Thoughts

The Agency Model Is About to Split in Two

AI will separate commodity implementation providers from outcome-focused operators who can own ambiguity, judgment, and delivery consequences.

The agency model is about to split in two.

Not disappear.

Split.

On one side will be commodity implementation providers.

On the other side will be outcome-focused operators.

The middle will become uncomfortable.

The old model

For years, many agencies sold access to skilled labor.

That made sense.

Engineering capacity was scarce. Hiring was slow. Internal teams were overloaded. Companies needed people who could build.

So agencies sold:

  • developers
  • QA engineers
  • designers
  • delivery teams
  • managed squads
  • technical specialists

That model is not dead.

But it is under pressure.

AI reduces the amount of human effort required for certain parts of software delivery. It accelerates implementation. It helps smaller teams produce more. It changes how clients think about staffing volume.

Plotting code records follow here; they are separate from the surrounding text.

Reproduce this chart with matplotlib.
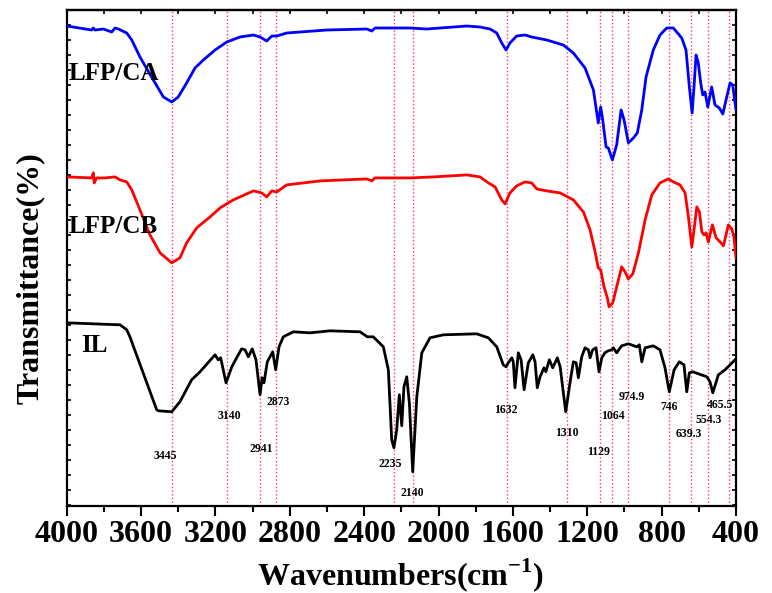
import numpy as np
import matplotlib.pyplot as plt

plt.rcParams['font.family'] = 'Liberation Serif'
plt.rcParams['font.weight'] = 'bold'
plt.rcParams['mathtext.fontset'] = 'custom'
plt.rcParams['mathtext.rm'] = 'Liberation Serif'
plt.rcParams['mathtext.bf'] = 'Liberation Serif:bold'

# LFP/CA spectrum (wavenumber, transmittance a.u.)
ca_wn = [4000, 3866, 3857, 3848, 3803, 3758, 3740, 3722, 3677, 3650, 3606, 3534, 3480, 3435,
         3400, 3355, 3310, 3265, 3202, 3139, 3068, 2996, 2960, 2924, 2897, 2870, 2817, 2601,
         2386, 2359, 2342, 2153, 2064, 1848, 1777, 1723, 1687, 1660, 1637, 1616, 1580, 1535,
         1499, 1418, 1329, 1275, 1212, 1167, 1141, 1128, 1117, 1099, 1087, 1065, 1042, 1018,
         1002, 979, 952, 931, 907, 884, 845, 809, 773, 737, 692, 669, 651, 636, 626, 615, 603,
         590, 579, 567, 552, 531, 513, 490, 471, 450, 432, 418, 400]
ca_t = [480, 476, 478, 476, 477, 474, 478, 477, 473, 466, 449, 426, 409, 404,
        409, 423, 438, 446, 456, 464, 469, 471, 469, 465, 470, 470, 473, 476,
        477, 475, 478, 478, 477, 480, 479, 477, 473, 463, 456, 463, 470, 471,
        469, 466, 461, 453, 438, 416, 383, 399, 386, 359, 358, 346, 361, 396,
        386, 363, 368, 373, 396, 429, 456, 471, 478, 478, 468, 456, 419, 393, 419, 451, 443,
        423, 411, 414, 399, 419, 401, 398, 392, 409, 423, 421, 396]

# LFP/CB spectrum
cb_wn = [4000, 3866, 3857, 3852, 3839, 3794, 3740, 3713, 3677, 3650, 3606, 3552, 3498, 3435,
         3391, 3355, 3301, 3229, 3175, 3104, 2996, 2951, 2924, 2897, 2870, 2817, 2637, 2386,
         2359, 2342, 2153, 2028, 1848, 1777, 1732, 1696, 1660, 1642, 1616, 1580, 1535, 1499,
         1472, 1418, 1346, 1275, 1221, 1185, 1158, 1141, 1128, 1110, 1092, 1083, 1063, 1042,
         1015, 997, 979, 955, 925, 889, 853, 809, 764, 737, 701, 674, 656, 638, 626, 611, 597,
         584, 572, 561, 549, 527, 507, 486, 468, 441, 423, 411, 400]
cb_t = [329, 328, 333, 323, 328, 328, 329, 326, 324, 316, 296, 271, 253, 243,
        248, 263, 278, 289, 298, 306, 315, 313, 309, 315, 314, 321, 325, 327,
        325, 328, 328, 329, 331, 329, 323, 319, 306, 302, 313, 320, 324, 323,
        317, 315, 313, 306, 294, 276, 254, 238, 236, 219, 208, 199, 203, 219,
        239, 234, 227, 232, 253, 286, 311, 323, 327, 324, 321, 313, 289, 259, 276, 299, 294,
        274, 271, 273, 264, 281, 268, 264, 260, 281, 277, 269, 248]

# IL spectrum
il_wn = [4000, 3713, 3677, 3660, 3516, 3507, 3435, 3391, 3328, 3283, 3202, 3185, 3172, 3143,
         3112, 3089, 3059, 3041, 3023, 3002, 2982, 2960, 2949, 2939, 2921, 2892, 2876, 2858,
         2835, 2781, 2691, 2584, 2422, 2383, 2351, 2297, 2270, 2252, 2240, 2225, 2211, 2198,
         2186, 2171, 2157, 2139, 2117, 2090, 2046, 1974, 1795, 1732, 1687, 1652, 1637, 1625,
         1606, 1598, 1589, 1571, 1556, 1540, 1517, 1493, 1481, 1469, 1454, 1433, 1423, 1404,
         1386, 1361, 1346, 1316, 1293, 1275, 1260, 1248, 1230, 1212, 1194, 1185, 1171, 1153,
         1137, 1122, 1105, 1087, 1069, 1060, 1042, 1015, 979, 934, 920, 907, 889, 845, 809,
         782, 759, 733, 705, 680, 665, 651, 633, 557, 540, 525, 495, 459, 405, 400]
il_t = [183, 181, 176, 169, 96, 95, 94, 104, 126, 134, 151, 146, 148, 123,
        139, 147, 157, 156, 149, 157, 146, 111, 128, 123, 144, 154, 136, 159,
        169, 174, 173, 175, 174, 169, 169, 159, 136, 66, 58, 76, 111, 80,
        119, 129, 103, 34, 109, 153, 168, 171, 172, 168, 159, 141, 139, 143,
        148, 144, 118, 153, 146, 116, 143, 151, 144, 118, 129, 138, 134, 146,
        138, 148, 139, 94, 123, 144, 143, 128, 149, 158, 156, 148, 156, 158,
        134, 148, 153, 155, 156, 158, 153, 160, 162, 159, 161, 144, 158, 160, 156,
        138, 114, 136, 144, 141, 114, 133, 134, 129, 124, 113, 131, 136, 146, 147]

# marked peaks: dotted line positions and label text
peak_lines = [3432, 3139, 2959, 2876, 2238, 2139, 1633, 1311, 1131, 1065, 980, 758, 643, 552, 438]
peak_labels = ['3445', '3140', '2941', '2873', '2235', '2140', '1632', '1310', '1129', '1064',
               '974.9', '746', '639.3', '554.3', '465.5']
label_wn = [3471, 3127, 2955, 2863, 2261, 2140, 1639, 1311, 1138, 1060, 963, 759, 656, 549, 484]
label_t = [50, 90, 57, 104, 42, 13, 96, 73, 54, 90, 109, 99, 72, 86, 101]

fig = plt.figure(figsize=(7.72, 5.93), dpi=100)
ax = fig.add_axes([0.0864, 0.1472, 0.8670, 0.8359])

for p in peak_lines:
    ax.axvline(p, color='#ff2d95', linestyle=':', linewidth=1.0, zorder=1)

style = dict(linewidth=2.0, zorder=3, solid_joinstyle='round', solid_capstyle='round')
ax.plot(ca_wn, ca_t, color='#0000ff', **style)
ax.plot(cb_wn, cb_t, color='#ff0000', **style)
ax.plot(il_wn, il_t, color='black', **style)

for txt, xw, yt in zip(peak_labels, label_wn, label_t):
    ax.text(xw, yt, txt, fontsize=8.5, fontweight='bold', ha='center', va='center')

ax.text(3990, 432, 'LFP/CA', fontsize=18, fontweight='bold', ha='left', va='center')
ax.text(3990, 279, 'LFP/CB', fontsize=18, fontweight='bold', ha='left', va='center')
ax.text(3925, 160, 'IL', fontsize=18, fontweight='bold', ha='left', va='center')

ax.set_xlim(4000, 400)
ax.set_ylim(0, 496)
ax.set_xticks(np.arange(4000, 399, -400))
ax.set_xticks(np.arange(3800, 399, -400), minor=True)
ax.set_yticks(np.arange(1, 496, 15))
ax.set_yticklabels([])
ax.tick_params(axis='x', which='major', direction='out', length=7, width=1.5,
               labelsize=23, pad=3, top=False)
ax.tick_params(axis='x', which='minor', direction='out', length=4.5, width=1.5, top=False)
ax.tick_params(axis='y', direction='in', length=3, width=1.2, left=True, right=True)

# inward ticks on the top spine
top = ax.secondary_xaxis('top')
top.set_xticks(np.arange(4000, 399, -200))
top.set_xticklabels([])
top.tick_params(direction='in', length=3, width=1.2)
top.spines['top'].set_linewidth(1.6)

for s in ax.spines.values():
    s.set_linewidth(1.6)

fig.text(401 / 772, 1 - 575 / 593, r'Wavenumbers(cm$^{\mathbf{-1}}$)', fontsize=23,
         fontweight='bold', ha='center', va='center')
fig.text(30 / 772, 1 - 278 / 593, 'Transmittance(%)', fontsize=23, fontweight='bold',
         rotation=90, ha='center', va='center')

plt.savefig('out.png', dpi=100)
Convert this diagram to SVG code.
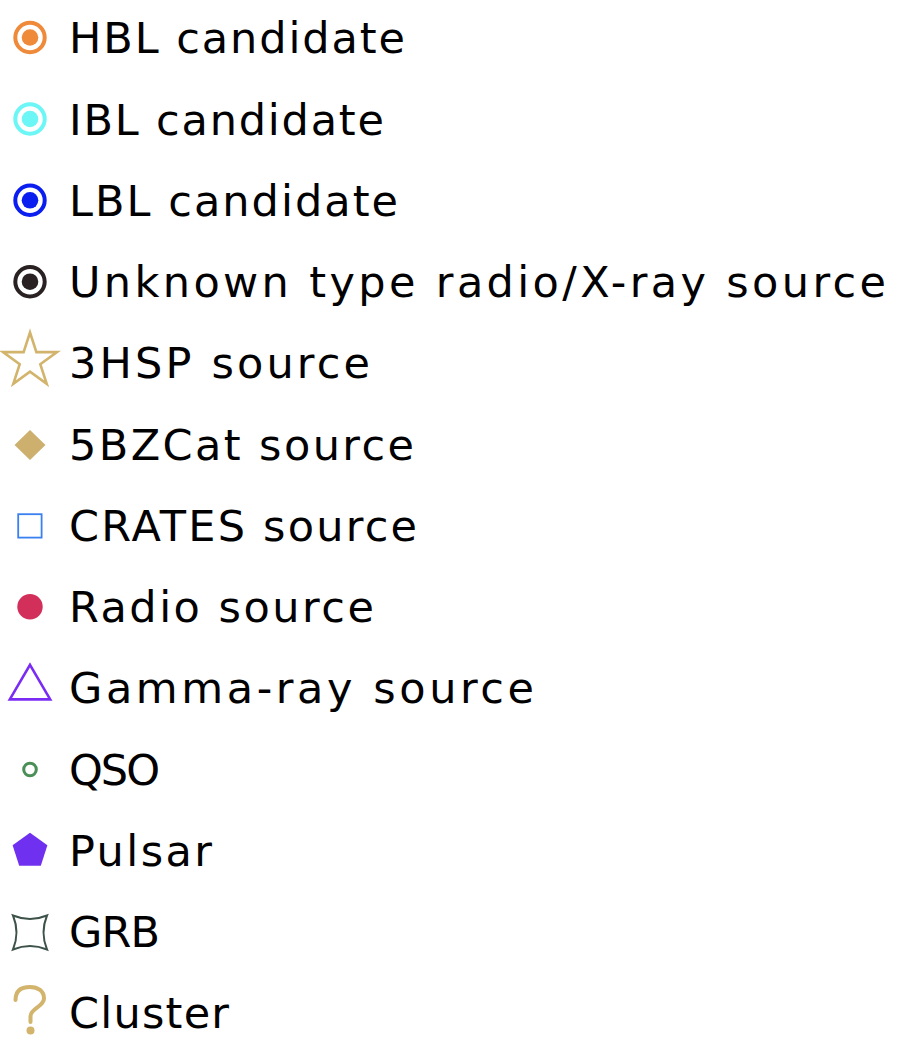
<svg xmlns="http://www.w3.org/2000/svg" width="902" height="1060" viewBox="0 0 902 1060">
  <style>
    .lbl { font-family: "DejaVu Sans", "Liberation Sans", sans-serif; font-size: 43px; fill: #000; }
    .ring { fill: none; stroke-width: 4; }
  </style>
  <rect width="902" height="1060" fill="#fff"/>

  <g id="hbl">
    <circle cx="30" cy="37.5" r="14.7" class="ring" stroke="#EE8A3A"/>
    <circle cx="30" cy="37.5" r="8.3" fill="#EE8A3A"/>
    <text class="lbl" x="69" y="53" textLength="336" lengthAdjust="spacing">HBL candidate</text>
  </g>
  <g id="ibl">
    <circle cx="30" cy="119" r="14.7" class="ring" stroke="#6CF6F6"/>
    <circle cx="30" cy="119" r="8.3" fill="#6CF6F6"/>
    <text class="lbl" x="69" y="134.5" textLength="315" lengthAdjust="spacing">IBL candidate</text>
  </g>
  <g id="lbl">
    <circle cx="30" cy="200.3" r="14.7" class="ring" stroke="#0A1EF0"/>
    <circle cx="30" cy="200.3" r="8.3" fill="#0A1EF0"/>
    <text class="lbl" x="69" y="215.8" textLength="329" lengthAdjust="spacing">LBL candidate</text>
  </g>
  <g id="unknown">
    <circle cx="30" cy="281.7" r="14.7" class="ring" stroke="#2A2222"/>
    <circle cx="30" cy="281.7" r="8.3" fill="#2A2222"/>
    <text class="lbl" x="69" y="297" textLength="817" lengthAdjust="spacing">Unknown type radio/X-ray source</text>
  </g>
  <g id="hsp3">
    <polygon points="30,332.5 36.4,352.1 57,352.1 40.3,364.2 46.7,383.8 30,371.7 13.3,383.8 19.7,364.2 3,352.1 23.6,352.1" fill="none" stroke="#D2B46C" stroke-width="2.6" stroke-linejoin="miter"/>
    <text class="lbl" x="69" y="378.3" textLength="301" lengthAdjust="spacing">3HSP source</text>
  </g>
  <g id="bzcat5">
    <polygon points="30,430 45.5,445 30,460 14.5,445" fill="#CDB06E"/>
    <text class="lbl" x="69" y="459.5" textLength="345" lengthAdjust="spacing">5BZCat source</text>
  </g>
  <g id="crates">
    <rect x="18.2" y="514.2" width="23.4" height="23.4" fill="none" stroke="#3A80F0" stroke-width="1.8"/>
    <text class="lbl" x="69" y="540.8" textLength="348" lengthAdjust="spacing">CRATES source</text>
  </g>
  <g id="radio">
    <circle cx="30" cy="606.7" r="12.7" fill="#D2305A"/>
    <text class="lbl" x="69" y="622" textLength="305" lengthAdjust="spacing">Radio source</text>
  </g>
  <g id="gamma">
    <polygon points="30,664.8 50.2,699.4 9.8,699.4" fill="none" stroke="#7A2CF5" stroke-width="2.6"/>
    <text class="lbl" x="69" y="703.3" textLength="465" lengthAdjust="spacing">Gamma-ray source</text>
  </g>
  <g id="qso">
    <circle cx="30" cy="769.5" r="6.3" fill="none" stroke="#4A8F55" stroke-width="3"/>
    <text class="lbl" x="69" y="784.5" textLength="91" lengthAdjust="spacing">QSO</text>
  </g>
  <g id="pulsar">
    <polygon points="30,832.7 47.4,845.3 40.8,865.8 19.2,865.8 12.6,845.3" fill="#7030F0"/>
    <text class="lbl" x="69" y="865.8" textLength="143" lengthAdjust="spacing">Pulsar</text>
  </g>
  <g id="grb">
    <path d="M13,915.5 Q30,922.5 47,915.5 Q40,932.5 47,949.5 Q30,942.5 13,949.5 Q20,932.5 13,915.5 Z" fill="none" stroke="#3D5249" stroke-width="2"/>
    <text class="lbl" x="69" y="947" textLength="91" lengthAdjust="spacing">GRB</text>
  </g>
  <g id="cluster">
    <path d="M15.5,1000 C15.5,990 22,987 30,987 C38,987 44,991 44,998.5 C44,1006.5 31,1008 30.5,1016 L30.5,1022" fill="none" stroke="#D2B46C" stroke-width="4" stroke-linecap="round" stroke-linejoin="round"/>
    <circle cx="30.5" cy="1030.5" r="4" fill="#D2B46C"/>
    <text class="lbl" x="69" y="1028.3" textLength="160" lengthAdjust="spacing">Cluster</text>
  </g>
</svg>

If fewer people can produce more output, selling more people becomes harder.

The exposed middle

The most vulnerable agencies are the ones that sit in the middle:

  • not cheap enough to compete on cost
  • not strategic enough to sell judgment
  • not accountable enough to sell outcomes
  • not specialized enough to defend a niche
  • not trusted enough to advise leadership

These firms may still have good people.

But the positioning becomes weak.

If the client believes AI can reduce implementation effort, why pay premium rates for generic capacity?

That question will become more common.

The commodity side

Some agencies will compete on cost and speed.

They will become AI-enhanced delivery engines.

That can work.

There is nothing shameful about efficient implementation. Some clients need exactly that. If the work is well-defined, low ambiguity, and execution-heavy, a lean AI-assisted delivery model can create value.

But margins may compress.

Differentiation will be difficult.

Clients will compare more aggressively.

The operator side

The other side of the split is more interesting.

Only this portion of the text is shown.